Over the course of a year, Huawei, the Chinese technology giant has been in the news for all the wrong reasons. Huawei is currently the undoubted leader in terms of the number of patents it has for 5G technologies. Let me put this into context. Huawei has 2160 declared patent families related to 5G and has filed 1500 more for approvals. In comparison Apple, Blackberry and Sony Corporation put together have filed less than 100 patents. This should have given Huawei the much needed advantage to become a global leader in 5G. But that’s where the trouble started.
Many countries across the world started finding details about how Huawei was indeed deeply involved with the Chinese government.

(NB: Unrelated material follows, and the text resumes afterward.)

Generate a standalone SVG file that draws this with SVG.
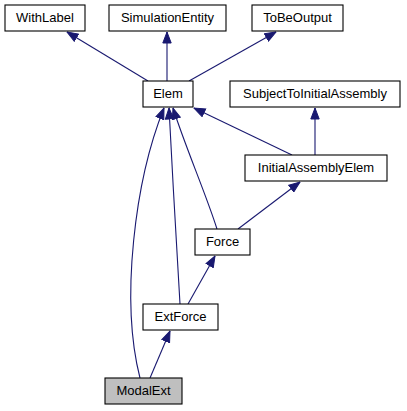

Its communication technologies can provide an unprecedented level of access to the Chinese government if needed. China has already built a surveillance state back home using local data and has even set up a Social Credit System that is defined as a national reputation system. The handling of the data of its own citizens should be some indication as to how it might handle the data of people from other countries.
The bigger picture
The deep links between the company and government became increasingly evident when Canada arrested Meng Wanzhou, the daughter of billionaire Huawei founder Ren Zheng in December 2018. The fact that Huawei was founded by a PLA officer isn’t helping either. Huawei is just one of the pixels in the big picture that is the data war that China is fighting against the entire world. Huawei continues to supply almost 30% of the world’s telecom equipment and this is just one Chinese company out of the hundreds that operate around the world in various domains.
Countries like the US, Australia, Canada, Japan and now India have shown their reluctance to include Huawei in their 5G rollout plans. India has also gone a step further to ban ZTE, another Chinese technology company that has the third largest number of patents in the 5G domain. Less than 24 hour ago, Indian intelligence agencies published a list of more than 50 apps that could be considered a threat to national security. The usual suspects like Xiaomi-Mi Community, Mi Store, Mi Video Call, Zoom, TikTok, UC Browser, Xender, SHAREit, WeChat, VivaVideo and more are on the list. Many of these apps have tens of millions of users in India and this only makes the case worse for India’s national security interests.
Responding to the premeditated attack on our soldiers in Ladakh, the Indian government has banned the use of equipment from Huawei and ZTE for upgrading India’s 4G infrastructure. The Department of Telecom has instructed BSNL to not use equipment from these companies. It will also put a requirement for private companies to not use equipment from these companies and gradually phase out the equipment that already exists. This is amidst rising concerns about equipment from such companies offering the Chinese government a backdoor for cyber espionage.
Even when China says it wants peace, it is somehow perpetually at war with everyone on the planet. At home, it has been at war with its own people for decades now. Chinese authoritarianism is now being exported to every part of the world to support their expansionist tendencies. China understands that embedding malware and backdoors in critical equipment is something that can be leveraged during any conflict. Given how China has always been at odds with everyone in its neighbourhood, the world should be very wary of anything that comes with a label that reads: ‘Made in China’.